En su departamento de Plaza Baquedano luce una escultura del “hijo” mágico de Saint Exupery, junto a una nutrida biblioteca nerudiana y gardeliana.
La última vez que lo visité, meses antes del estallido social y la pandemia, nuestra amena conversación se interrumpió por una secuencia de ejercicios físicos a cargo de un kinesiólogo, destinados a despejarle las vías respiratorias. Eran ejercicios duros, dramáticos, violentos, pero que soportaba con resignación espartana. Cuando acabó la sesión, seguimos conversando como si nada hubiera ocurrido.
Un par de semanas después me envió una columna escrita por él y que distribuía por correo electrónico a una decena de diarios regionales. Allí recogió gran parte de nuestro último encuentro, con una narración que atesoro casi como si fuera un Diploma de Graduación. La dedicó a algunos episodios de mí quehacer periodístico, para destacar lo que él calificó como una cualidad escasa: la versatilidad del reportero.
Lo llamé para darle las gracias y para decirle que su relato me llenaba de orgullo, precisamente porque provenía de una persona como él. “Nada que agradecer, Erasmo. Eres un reportero neto. Me habría gustado haber trabajado más tiempo contigo, pero El Mercurio fue más poderoso”, fue su respuesta, la última vez que hablamos.
Me reprocho no haberlo visitado ni llamado en los últimos 20 meses, aunque esporádicamente sabía de él por otros amigos y admiradores comunes.
Regularmente me seguían llegando sus entretenidas columnas. Una reciente la dedicó a Carlos Caszely.

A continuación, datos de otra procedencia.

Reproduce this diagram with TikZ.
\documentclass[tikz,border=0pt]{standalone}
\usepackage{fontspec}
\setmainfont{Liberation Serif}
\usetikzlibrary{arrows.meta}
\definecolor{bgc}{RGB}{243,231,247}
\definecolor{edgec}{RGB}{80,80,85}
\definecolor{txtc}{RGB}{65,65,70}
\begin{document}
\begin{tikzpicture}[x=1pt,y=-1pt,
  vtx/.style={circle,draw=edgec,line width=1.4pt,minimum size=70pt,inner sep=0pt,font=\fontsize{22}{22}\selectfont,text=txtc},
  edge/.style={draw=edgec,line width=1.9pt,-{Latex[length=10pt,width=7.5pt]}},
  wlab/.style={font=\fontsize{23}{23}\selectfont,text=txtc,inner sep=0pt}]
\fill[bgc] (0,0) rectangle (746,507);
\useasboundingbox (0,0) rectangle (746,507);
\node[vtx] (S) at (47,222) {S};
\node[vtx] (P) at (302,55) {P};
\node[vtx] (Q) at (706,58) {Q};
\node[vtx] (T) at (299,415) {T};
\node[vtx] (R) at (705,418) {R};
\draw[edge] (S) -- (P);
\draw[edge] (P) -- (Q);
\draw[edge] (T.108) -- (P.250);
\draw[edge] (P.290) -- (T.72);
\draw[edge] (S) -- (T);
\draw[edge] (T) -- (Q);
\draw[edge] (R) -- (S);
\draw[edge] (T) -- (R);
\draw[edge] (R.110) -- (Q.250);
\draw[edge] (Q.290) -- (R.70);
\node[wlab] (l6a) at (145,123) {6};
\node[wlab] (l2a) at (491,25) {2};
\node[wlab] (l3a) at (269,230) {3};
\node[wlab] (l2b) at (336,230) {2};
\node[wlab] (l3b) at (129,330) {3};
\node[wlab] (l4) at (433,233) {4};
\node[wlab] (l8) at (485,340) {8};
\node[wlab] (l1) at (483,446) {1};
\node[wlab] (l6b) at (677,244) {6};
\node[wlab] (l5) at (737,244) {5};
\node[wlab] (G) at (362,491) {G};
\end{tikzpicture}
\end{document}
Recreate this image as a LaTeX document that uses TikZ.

Extrañaremos sus escritos, su peculiar estilo y su cuidado uso del lenguaje. Me consta que se demoraba horas y días en escribir y, más recientemente, en dictar sus textos, pero nunca claudicó en la precisión de cada palabra y oración.
Los invito recordar a Enrique Ramírez Capello en su tremenda dimensión de persona, de periodista y, también, de servidor gremial. No olvidemos que fue también presidente del Colegio de Periodistas de Chile.
Fue memorable cuando una vez celebró la fundación de la “Aurora de Chile” vestido con rigurosa sotana, para rendir su original homenaje público a Fray Camilo Henríquez.
Este era el Enrique Ramírez Capello que hoy nos dejó: Un gran hombre, un gran valor, un gran periodista.